Rows from a dataset of charts and code
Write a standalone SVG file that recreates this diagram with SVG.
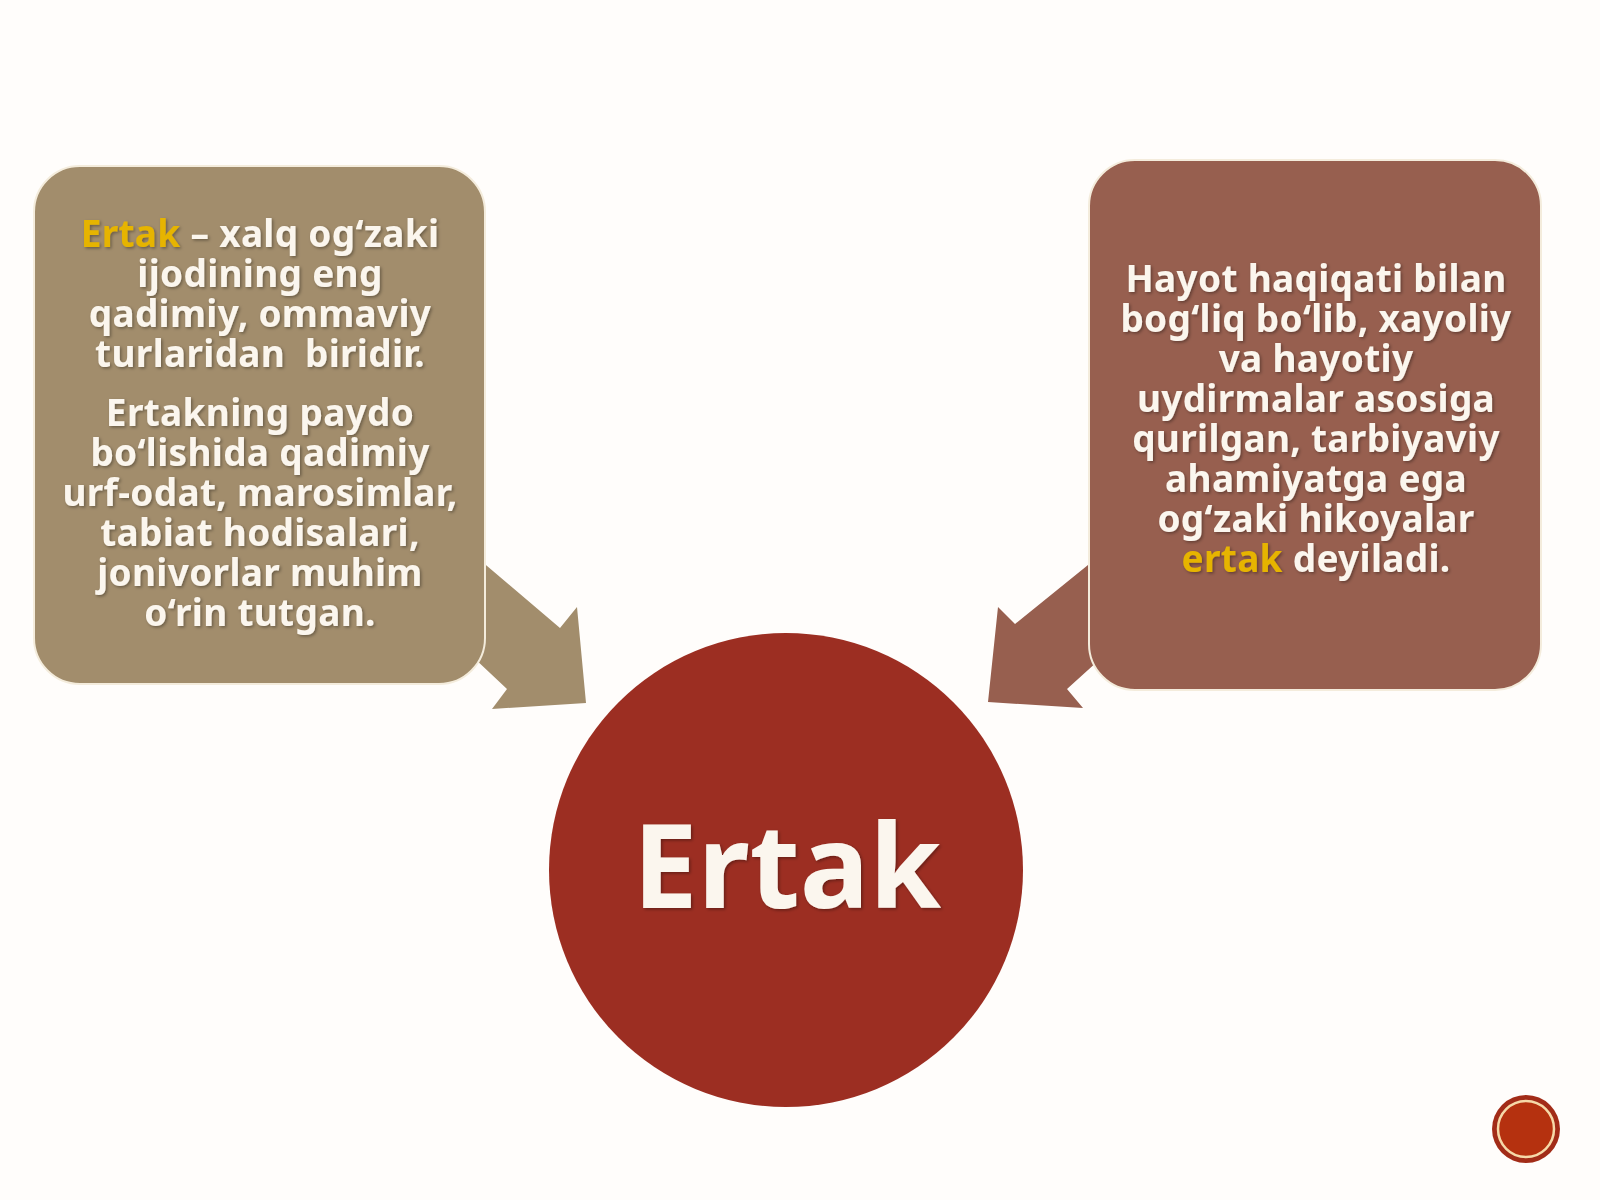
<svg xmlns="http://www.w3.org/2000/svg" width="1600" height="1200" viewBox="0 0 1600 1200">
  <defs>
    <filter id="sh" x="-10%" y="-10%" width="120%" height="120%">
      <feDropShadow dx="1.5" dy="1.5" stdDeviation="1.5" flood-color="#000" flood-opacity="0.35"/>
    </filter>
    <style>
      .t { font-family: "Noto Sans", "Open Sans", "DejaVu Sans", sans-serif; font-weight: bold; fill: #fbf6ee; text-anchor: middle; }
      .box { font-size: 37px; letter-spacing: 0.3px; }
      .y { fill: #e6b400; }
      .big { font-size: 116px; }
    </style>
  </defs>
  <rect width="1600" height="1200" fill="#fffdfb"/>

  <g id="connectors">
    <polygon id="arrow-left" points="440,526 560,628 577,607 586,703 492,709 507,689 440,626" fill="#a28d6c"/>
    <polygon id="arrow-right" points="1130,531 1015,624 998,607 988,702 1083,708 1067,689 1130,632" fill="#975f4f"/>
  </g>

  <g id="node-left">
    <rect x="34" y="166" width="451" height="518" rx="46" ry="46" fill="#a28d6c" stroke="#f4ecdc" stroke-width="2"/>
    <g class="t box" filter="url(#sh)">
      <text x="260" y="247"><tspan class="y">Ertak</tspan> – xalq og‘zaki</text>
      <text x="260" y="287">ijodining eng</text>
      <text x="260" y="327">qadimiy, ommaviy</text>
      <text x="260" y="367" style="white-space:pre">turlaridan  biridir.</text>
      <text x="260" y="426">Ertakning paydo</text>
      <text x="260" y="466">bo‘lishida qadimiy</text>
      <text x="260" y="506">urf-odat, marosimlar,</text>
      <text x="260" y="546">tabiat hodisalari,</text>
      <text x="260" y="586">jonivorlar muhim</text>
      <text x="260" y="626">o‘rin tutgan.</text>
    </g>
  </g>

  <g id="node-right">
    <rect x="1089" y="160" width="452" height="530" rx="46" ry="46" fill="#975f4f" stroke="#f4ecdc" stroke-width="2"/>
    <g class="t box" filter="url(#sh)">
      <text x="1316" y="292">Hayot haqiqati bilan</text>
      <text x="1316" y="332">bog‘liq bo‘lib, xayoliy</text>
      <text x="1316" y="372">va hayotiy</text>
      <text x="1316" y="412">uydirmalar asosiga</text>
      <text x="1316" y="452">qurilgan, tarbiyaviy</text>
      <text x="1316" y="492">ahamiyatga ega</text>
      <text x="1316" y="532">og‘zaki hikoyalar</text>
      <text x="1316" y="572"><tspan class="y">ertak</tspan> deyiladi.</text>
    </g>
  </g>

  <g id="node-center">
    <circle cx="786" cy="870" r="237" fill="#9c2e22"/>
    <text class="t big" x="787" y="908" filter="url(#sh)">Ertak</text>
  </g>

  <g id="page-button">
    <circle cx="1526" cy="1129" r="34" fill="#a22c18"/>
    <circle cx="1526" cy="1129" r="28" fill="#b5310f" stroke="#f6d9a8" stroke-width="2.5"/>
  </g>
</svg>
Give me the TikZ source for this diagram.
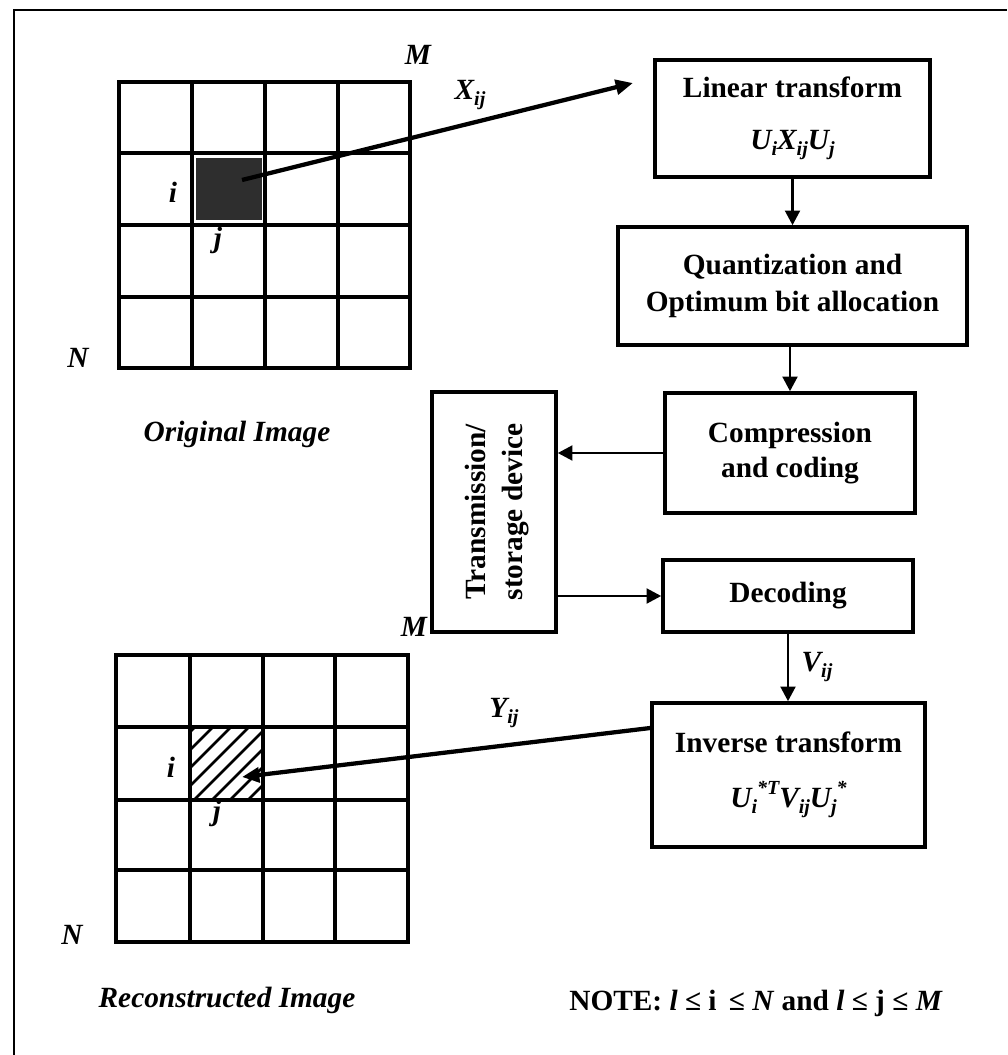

Given task: Transcribe all of the records above character for character. Exclude the pictures.

Solution to this task:
Write a standalone SVG file that recreates this diagram with SVG.
<svg xmlns="http://www.w3.org/2000/svg" width="1600" height="1200" viewBox="0 0 1600 1200">
  <defs>
    <filter id="sh" x="-10%" y="-10%" width="120%" height="120%">
      <feDropShadow dx="1.5" dy="1.5" stdDeviation="1.5" flood-color="#000" flood-opacity="0.35"/>
    </filter>
    <style>
      .t { font-family: "Noto Sans", "Open Sans", "DejaVu Sans", sans-serif; font-weight: bold; fill: #fbf6ee; text-anchor: middle; }
      .box { font-size: 37px; letter-spacing: 0.3px; }
      .y { fill: #e6b400; }
      .big { font-size: 116px; }
    </style>
  </defs>
  <rect width="1600" height="1200" fill="#fffdfb"/>

  <g id="connectors">
    <polygon id="arrow-left" points="440,526 560,628 577,607 586,703 492,709 507,689 440,626" fill="#a28d6c"/>
    <polygon id="arrow-right" points="1130,531 1015,624 998,607 988,702 1083,708 1067,689 1130,632" fill="#975f4f"/>
  </g>

  <g id="node-left">
    <rect x="34" y="166" width="451" height="518" rx="46" ry="46" fill="#a28d6c" stroke="#f4ecdc" stroke-width="2"/>
    <g class="t box" filter="url(#sh)">
      <text x="260" y="247"><tspan class="y">Ertak</tspan> – xalq og‘zaki</text>
      <text x="260" y="287">ijodining eng</text>
      <text x="260" y="327">qadimiy, ommaviy</text>
      <text x="260" y="367" style="white-space:pre">turlaridan  biridir.</text>
      <text x="260" y="426">Ertakning paydo</text>
      <text x="260" y="466">bo‘lishida qadimiy</text>
      <text x="260" y="506">urf-odat, marosimlar,</text>
      <text x="260" y="546">tabiat hodisalari,</text>
      <text x="260" y="586">jonivorlar muhim</text>
      <text x="260" y="626">o‘rin tutgan.</text>
    </g>
  </g>

  <g id="node-right">
    <rect x="1089" y="160" width="452" height="530" rx="46" ry="46" fill="#975f4f" stroke="#f4ecdc" stroke-width="2"/>
    <g class="t box" filter="url(#sh)">
      <text x="1316" y="292">Hayot haqiqati bilan</text>
      <text x="1316" y="332">bog‘liq bo‘lib, xayoliy</text>
      <text x="1316" y="372">va hayotiy</text>
      <text x="1316" y="412">uydirmalar asosiga</text>
      <text x="1316" y="452">qurilgan, tarbiyaviy</text>
      <text x="1316" y="492">ahamiyatga ega</text>
      <text x="1316" y="532">og‘zaki hikoyalar</text>
      <text x="1316" y="572"><tspan class="y">ertak</tspan> deyiladi.</text>
    </g>
  </g>

  <g id="node-center">
    <circle cx="786" cy="870" r="237" fill="#9c2e22"/>
    <text class="t big" x="787" y="908" filter="url(#sh)">Ertak</text>
  </g>

  <g id="page-button">
    <circle cx="1526" cy="1129" r="34" fill="#a22c18"/>
    <circle cx="1526" cy="1129" r="28" fill="#b5310f" stroke="#f6d9a8" stroke-width="2.5"/>
  </g>
</svg>
Give me the TikZ source for this diagram.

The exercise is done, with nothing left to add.